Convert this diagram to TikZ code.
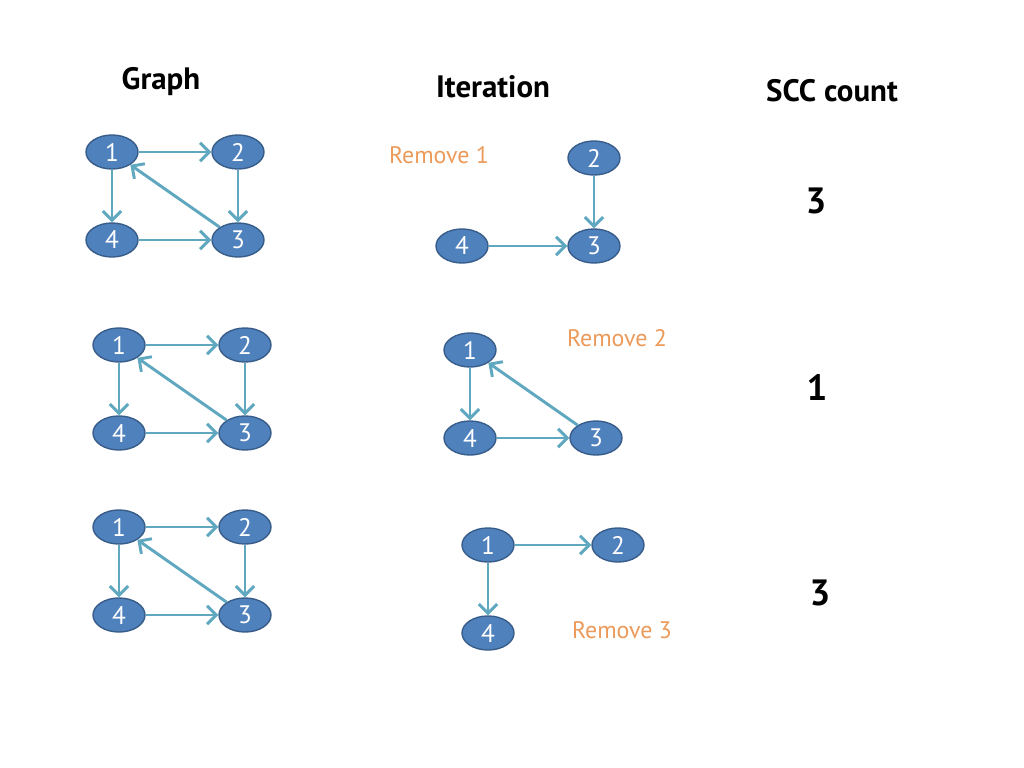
\documentclass[tikz,border=0pt]{standalone}
\usepackage{fontspec}
\setmainfont{PT Sans}
\definecolor{nodeblue}{HTML}{4F81BD}
\definecolor{nodeline}{HTML}{385D8A}
\definecolor{arrowteal}{HTML}{5FA8C0}
\definecolor{removeorange}{HTML}{EC9A5A}
\tikzstyle{vert}=[ellipse,fill=nodeblue,draw=nodeline,line width=1pt,minimum width=1.3cm,minimum height=0.85cm,inner sep=0pt,text=white,font=\fontsize{18}{18}\selectfont]
\tikzstyle{edge1}=[draw=arrowteal,line width=2.1pt,-{Straight Barb[length=2.3mm,width=4.6mm]}]
\tikzstyle{title}=[font=\bfseries\fontsize{22}{22}\selectfont]
\tikzstyle{removed}=[text=removeorange,font=\fontsize{17}{17}\selectfont]
\tikzstyle{count}=[font=\bfseries\fontsize{26}{26}\selectfont]
\usetikzlibrary{shapes.geometric,arrows.meta,positioning}
\newcommand{\drawedges}[2][]{
	\foreach \a/\b in {#2}{
		\draw[#1] (\a) edge (\b);
	}
}

\begin{document}
\begin{tikzpicture}[x=0.025cm,y=-0.025cm]
\useasboundingbox (0,0) rectangle (1024,768);
% headings
\node[title] (hgraph) at (161,82) {Graph};
\node[title] (hiter) at (493,87) {Iteration};
\node[title] (hscc) at (832,91) {SCC count};

% full graph, three times
\foreach \r/\x/\y in {a/112/152,b/119/345,c/119/527}{
\node[vert] (\r1) at (\x,\y) {1};
\node[vert] (\r2) at (\x+126,\y) {2};
\node[vert] (\r4) at (\x,\y+88) {4};
\node[vert] (\r3) at (\x+126,\y+88) {3};
}
\drawedges[edge1]{a1/a2,a2/a3,a1/a4,a4/a3,a3/a1}
\drawedges[edge1]{b1/b2,b2/b3,b1/b4,b4/b3,b3/b1}
\drawedges[edge1]{c1/c2,c2/c3,c1/c4,c4/c3,c3/c1}

% remove 1
\node[removed] (rm1) at (439,155) {Remove 1};
\node[vert] (d2) at (594,158) {2};
\node[vert] (d4) at (462,246) {4};
\node[vert] (d3) at (594,246) {3};
\drawedges[edge1]{d2/d3,d4/d3}

% remove 2
\node[removed] (rm2) at (617,338) {Remove 2};
\node[vert] (e1) at (470,350) {1};
\node[vert] (e4) at (470,438) {4};
\node[vert] (e3) at (596,438) {3};
\drawedges[edge1]{e1/e4,e4/e3,e3/e1}

% remove 3
\node[removed] (rm3) at (622,630) {Remove 3};
\node[vert] (f1) at (488,545) {1};
\node[vert] (f2) at (618,545) {2};
\node[vert] (f4) at (488,633) {4};
\drawedges[edge1]{f1/f2,f1/f4}

% counts
\node[count] (n1) at (816,201) {3};
\node[count] (n2) at (817,387) {1};
\node[count] (n3) at (820,593) {3};
\end{tikzpicture}
\end{document}
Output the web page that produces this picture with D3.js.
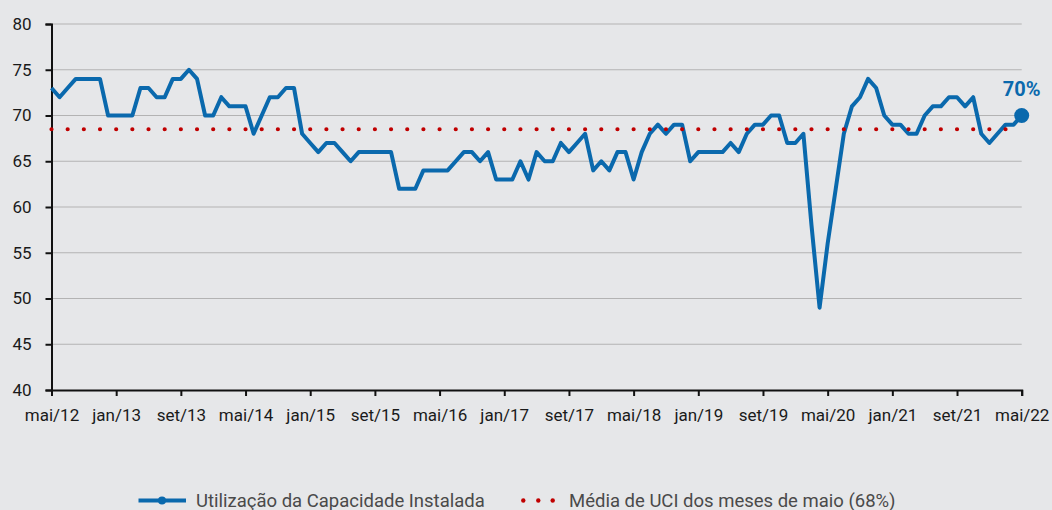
- - - - - - -
Repeat the records above exactly, leaving out any pictures they contain.

*Response to the task*.
Convert this diagram to TikZ code.
\documentclass[tikz,border=0pt]{standalone}
\usepackage{fontspec}
\setmainfont{PT Sans}
\definecolor{nodeblue}{HTML}{4F81BD}
\definecolor{nodeline}{HTML}{385D8A}
\definecolor{arrowteal}{HTML}{5FA8C0}
\definecolor{removeorange}{HTML}{EC9A5A}
\tikzstyle{vert}=[ellipse,fill=nodeblue,draw=nodeline,line width=1pt,minimum width=1.3cm,minimum height=0.85cm,inner sep=0pt,text=white,font=\fontsize{18}{18}\selectfont]
\tikzstyle{edge1}=[draw=arrowteal,line width=2.1pt,-{Straight Barb[length=2.3mm,width=4.6mm]}]
\tikzstyle{title}=[font=\bfseries\fontsize{22}{22}\selectfont]
\tikzstyle{removed}=[text=removeorange,font=\fontsize{17}{17}\selectfont]
\tikzstyle{count}=[font=\bfseries\fontsize{26}{26}\selectfont]
\usetikzlibrary{shapes.geometric,arrows.meta,positioning}
\newcommand{\drawedges}[2][]{
	\foreach \a/\b in {#2}{
		\draw[#1] (\a) edge (\b);
	}
}

\begin{document}
\begin{tikzpicture}[x=0.025cm,y=-0.025cm]
\useasboundingbox (0,0) rectangle (1024,768);
% headings
\node[title] (hgraph) at (161,82) {Graph};
\node[title] (hiter) at (493,87) {Iteration};
\node[title] (hscc) at (832,91) {SCC count};

% full graph, three times
\foreach \r/\x/\y in {a/112/152,b/119/345,c/119/527}{
\node[vert] (\r1) at (\x,\y) {1};
\node[vert] (\r2) at (\x+126,\y) {2};
\node[vert] (\r4) at (\x,\y+88) {4};
\node[vert] (\r3) at (\x+126,\y+88) {3};
}
\drawedges[edge1]{a1/a2,a2/a3,a1/a4,a4/a3,a3/a1}
\drawedges[edge1]{b1/b2,b2/b3,b1/b4,b4/b3,b3/b1}
\drawedges[edge1]{c1/c2,c2/c3,c1/c4,c4/c3,c3/c1}

% remove 1
\node[removed] (rm1) at (439,155) {Remove 1};
\node[vert] (d2) at (594,158) {2};
\node[vert] (d4) at (462,246) {4};
\node[vert] (d3) at (594,246) {3};
\drawedges[edge1]{d2/d3,d4/d3}

% remove 2
\node[removed] (rm2) at (617,338) {Remove 2};
\node[vert] (e1) at (470,350) {1};
\node[vert] (e4) at (470,438) {4};
\node[vert] (e3) at (596,438) {3};
\drawedges[edge1]{e1/e4,e4/e3,e3/e1}

% remove 3
\node[removed] (rm3) at (622,630) {Remove 3};
\node[vert] (f1) at (488,545) {1};
\node[vert] (f2) at (618,545) {2};
\node[vert] (f4) at (488,633) {4};
\drawedges[edge1]{f1/f2,f1/f4}

% counts
\node[count] (n1) at (816,201) {3};
\node[count] (n2) at (817,387) {1};
\node[count] (n3) at (820,593) {3};
\end{tikzpicture}
\end{document}
Output the web page that produces this picture with D3.js.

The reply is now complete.